◆ **TASK**
Answer with nothing but a number: how many lines include the word "this"?

◆ **ENTRIES PROVIDED**
____
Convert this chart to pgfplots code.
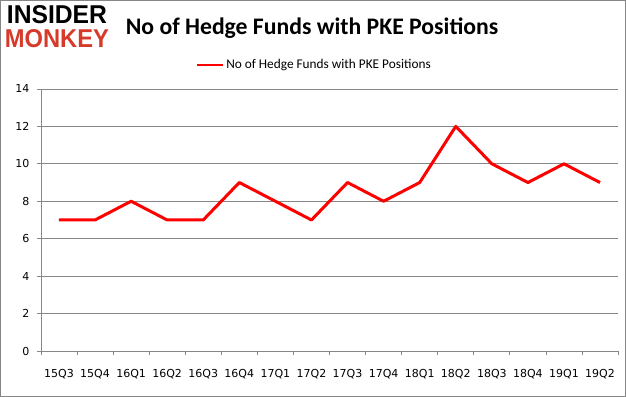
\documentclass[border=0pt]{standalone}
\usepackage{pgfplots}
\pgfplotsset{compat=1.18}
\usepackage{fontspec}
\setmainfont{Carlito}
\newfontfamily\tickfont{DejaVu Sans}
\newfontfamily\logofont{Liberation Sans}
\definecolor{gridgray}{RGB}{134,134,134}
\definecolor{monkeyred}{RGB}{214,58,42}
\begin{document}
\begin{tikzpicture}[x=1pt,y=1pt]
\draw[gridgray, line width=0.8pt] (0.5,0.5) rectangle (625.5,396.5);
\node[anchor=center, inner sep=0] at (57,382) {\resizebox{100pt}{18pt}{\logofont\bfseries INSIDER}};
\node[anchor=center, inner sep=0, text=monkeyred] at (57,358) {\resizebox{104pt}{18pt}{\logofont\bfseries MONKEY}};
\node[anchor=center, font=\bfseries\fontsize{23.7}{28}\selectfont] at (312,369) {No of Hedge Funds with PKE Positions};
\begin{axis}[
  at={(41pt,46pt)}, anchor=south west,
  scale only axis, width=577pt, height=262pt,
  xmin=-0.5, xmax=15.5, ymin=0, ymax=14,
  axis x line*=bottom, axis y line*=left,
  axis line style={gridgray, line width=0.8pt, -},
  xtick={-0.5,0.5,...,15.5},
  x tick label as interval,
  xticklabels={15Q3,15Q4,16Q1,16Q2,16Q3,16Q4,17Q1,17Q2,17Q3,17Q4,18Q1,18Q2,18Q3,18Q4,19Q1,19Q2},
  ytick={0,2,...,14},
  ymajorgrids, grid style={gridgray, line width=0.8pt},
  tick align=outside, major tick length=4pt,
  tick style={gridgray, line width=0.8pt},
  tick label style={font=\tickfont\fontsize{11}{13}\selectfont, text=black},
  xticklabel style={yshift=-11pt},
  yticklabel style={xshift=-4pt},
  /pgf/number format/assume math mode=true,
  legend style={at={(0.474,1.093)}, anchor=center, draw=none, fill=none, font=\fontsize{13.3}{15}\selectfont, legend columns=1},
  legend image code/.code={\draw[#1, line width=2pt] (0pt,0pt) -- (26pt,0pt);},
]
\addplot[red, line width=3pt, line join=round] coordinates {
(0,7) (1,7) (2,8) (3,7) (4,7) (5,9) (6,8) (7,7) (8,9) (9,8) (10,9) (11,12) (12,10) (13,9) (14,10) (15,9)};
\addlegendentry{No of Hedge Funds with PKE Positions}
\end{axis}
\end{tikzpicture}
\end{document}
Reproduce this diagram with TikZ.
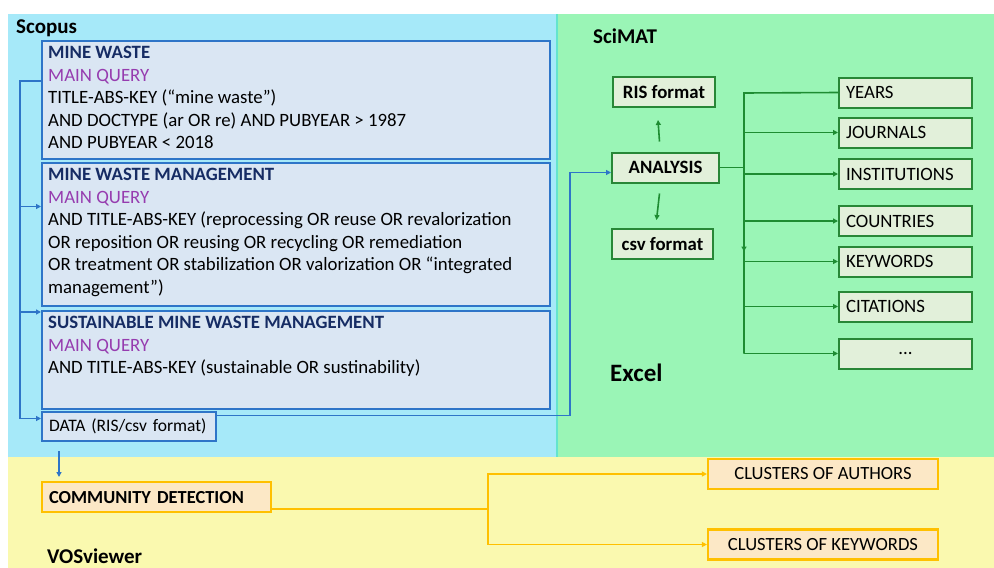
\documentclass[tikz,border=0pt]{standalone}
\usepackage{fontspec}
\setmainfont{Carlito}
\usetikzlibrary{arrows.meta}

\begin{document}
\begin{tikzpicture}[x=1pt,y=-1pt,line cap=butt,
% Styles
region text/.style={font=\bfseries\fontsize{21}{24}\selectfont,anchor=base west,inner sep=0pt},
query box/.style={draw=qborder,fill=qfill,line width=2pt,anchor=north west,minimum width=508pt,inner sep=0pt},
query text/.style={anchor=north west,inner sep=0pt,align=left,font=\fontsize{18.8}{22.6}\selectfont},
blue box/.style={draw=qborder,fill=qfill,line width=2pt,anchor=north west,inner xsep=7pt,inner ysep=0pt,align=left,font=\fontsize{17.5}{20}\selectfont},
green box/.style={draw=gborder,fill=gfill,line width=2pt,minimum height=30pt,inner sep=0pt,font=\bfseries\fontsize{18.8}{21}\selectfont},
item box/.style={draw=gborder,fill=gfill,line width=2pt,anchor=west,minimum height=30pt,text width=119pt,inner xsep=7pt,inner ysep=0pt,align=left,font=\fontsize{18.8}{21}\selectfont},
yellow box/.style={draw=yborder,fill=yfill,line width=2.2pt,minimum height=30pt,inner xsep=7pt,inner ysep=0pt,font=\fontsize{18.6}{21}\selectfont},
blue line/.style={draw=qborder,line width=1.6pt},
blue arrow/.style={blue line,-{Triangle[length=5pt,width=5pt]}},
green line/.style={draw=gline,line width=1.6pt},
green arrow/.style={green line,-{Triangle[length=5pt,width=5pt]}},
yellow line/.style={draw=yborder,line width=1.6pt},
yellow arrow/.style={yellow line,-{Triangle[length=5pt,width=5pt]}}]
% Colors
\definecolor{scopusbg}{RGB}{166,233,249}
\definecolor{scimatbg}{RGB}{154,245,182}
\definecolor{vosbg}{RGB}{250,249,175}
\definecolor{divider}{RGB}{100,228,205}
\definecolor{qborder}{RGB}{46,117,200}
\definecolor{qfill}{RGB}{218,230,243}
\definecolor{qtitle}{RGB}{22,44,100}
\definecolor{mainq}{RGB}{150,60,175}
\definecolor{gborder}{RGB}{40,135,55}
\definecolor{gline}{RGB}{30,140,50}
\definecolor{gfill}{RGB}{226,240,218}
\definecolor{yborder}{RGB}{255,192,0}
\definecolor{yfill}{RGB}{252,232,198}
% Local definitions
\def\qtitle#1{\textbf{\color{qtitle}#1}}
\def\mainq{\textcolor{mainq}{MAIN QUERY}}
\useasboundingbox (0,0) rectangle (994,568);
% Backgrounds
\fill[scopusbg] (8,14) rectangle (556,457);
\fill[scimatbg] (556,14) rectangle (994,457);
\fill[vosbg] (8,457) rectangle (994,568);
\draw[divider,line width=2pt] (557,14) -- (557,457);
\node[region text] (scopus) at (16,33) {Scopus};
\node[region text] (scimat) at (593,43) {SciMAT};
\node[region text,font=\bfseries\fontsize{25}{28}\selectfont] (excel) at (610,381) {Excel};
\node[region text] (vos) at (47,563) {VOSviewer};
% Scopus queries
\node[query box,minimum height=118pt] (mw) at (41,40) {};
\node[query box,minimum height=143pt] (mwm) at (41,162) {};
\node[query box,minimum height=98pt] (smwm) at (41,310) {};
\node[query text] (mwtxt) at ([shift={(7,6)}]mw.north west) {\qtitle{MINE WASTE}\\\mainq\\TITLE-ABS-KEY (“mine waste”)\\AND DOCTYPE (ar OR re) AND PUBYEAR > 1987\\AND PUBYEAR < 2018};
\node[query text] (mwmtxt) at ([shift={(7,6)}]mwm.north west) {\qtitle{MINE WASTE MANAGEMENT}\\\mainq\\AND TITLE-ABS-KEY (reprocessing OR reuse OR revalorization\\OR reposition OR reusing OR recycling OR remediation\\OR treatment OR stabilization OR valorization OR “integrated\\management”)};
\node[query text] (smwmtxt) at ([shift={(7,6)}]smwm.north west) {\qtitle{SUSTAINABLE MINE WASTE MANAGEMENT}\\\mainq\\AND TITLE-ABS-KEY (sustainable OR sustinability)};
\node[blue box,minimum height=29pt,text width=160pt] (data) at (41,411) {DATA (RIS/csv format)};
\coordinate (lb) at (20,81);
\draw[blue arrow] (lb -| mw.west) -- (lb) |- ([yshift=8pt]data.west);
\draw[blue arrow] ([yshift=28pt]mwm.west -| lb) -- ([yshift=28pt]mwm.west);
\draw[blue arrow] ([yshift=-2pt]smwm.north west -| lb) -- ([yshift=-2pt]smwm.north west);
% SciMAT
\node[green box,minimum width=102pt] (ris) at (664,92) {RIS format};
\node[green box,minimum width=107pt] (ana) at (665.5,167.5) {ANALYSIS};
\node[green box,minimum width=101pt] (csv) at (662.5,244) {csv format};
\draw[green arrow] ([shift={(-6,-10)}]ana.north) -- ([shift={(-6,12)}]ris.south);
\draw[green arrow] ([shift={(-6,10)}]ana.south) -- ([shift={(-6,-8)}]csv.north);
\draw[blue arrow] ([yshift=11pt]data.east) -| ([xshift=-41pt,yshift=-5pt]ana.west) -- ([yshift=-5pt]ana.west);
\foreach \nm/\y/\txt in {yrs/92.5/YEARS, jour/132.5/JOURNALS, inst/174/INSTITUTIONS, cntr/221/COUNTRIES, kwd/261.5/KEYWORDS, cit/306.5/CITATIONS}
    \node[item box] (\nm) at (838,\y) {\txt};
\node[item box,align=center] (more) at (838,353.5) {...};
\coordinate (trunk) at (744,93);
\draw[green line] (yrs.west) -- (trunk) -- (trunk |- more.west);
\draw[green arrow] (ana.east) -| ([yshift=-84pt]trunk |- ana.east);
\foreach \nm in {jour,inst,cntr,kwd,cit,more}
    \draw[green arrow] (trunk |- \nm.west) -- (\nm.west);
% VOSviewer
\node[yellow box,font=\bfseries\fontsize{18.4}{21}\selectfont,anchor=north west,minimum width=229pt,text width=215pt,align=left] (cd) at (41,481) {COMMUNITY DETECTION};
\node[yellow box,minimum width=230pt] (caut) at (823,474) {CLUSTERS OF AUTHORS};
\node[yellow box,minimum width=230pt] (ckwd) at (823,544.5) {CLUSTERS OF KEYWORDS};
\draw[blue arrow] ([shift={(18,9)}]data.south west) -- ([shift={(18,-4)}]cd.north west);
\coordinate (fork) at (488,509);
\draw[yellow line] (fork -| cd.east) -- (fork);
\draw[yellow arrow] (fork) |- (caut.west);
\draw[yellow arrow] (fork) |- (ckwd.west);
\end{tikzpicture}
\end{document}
____
◆ **WORKED ANSWER**
2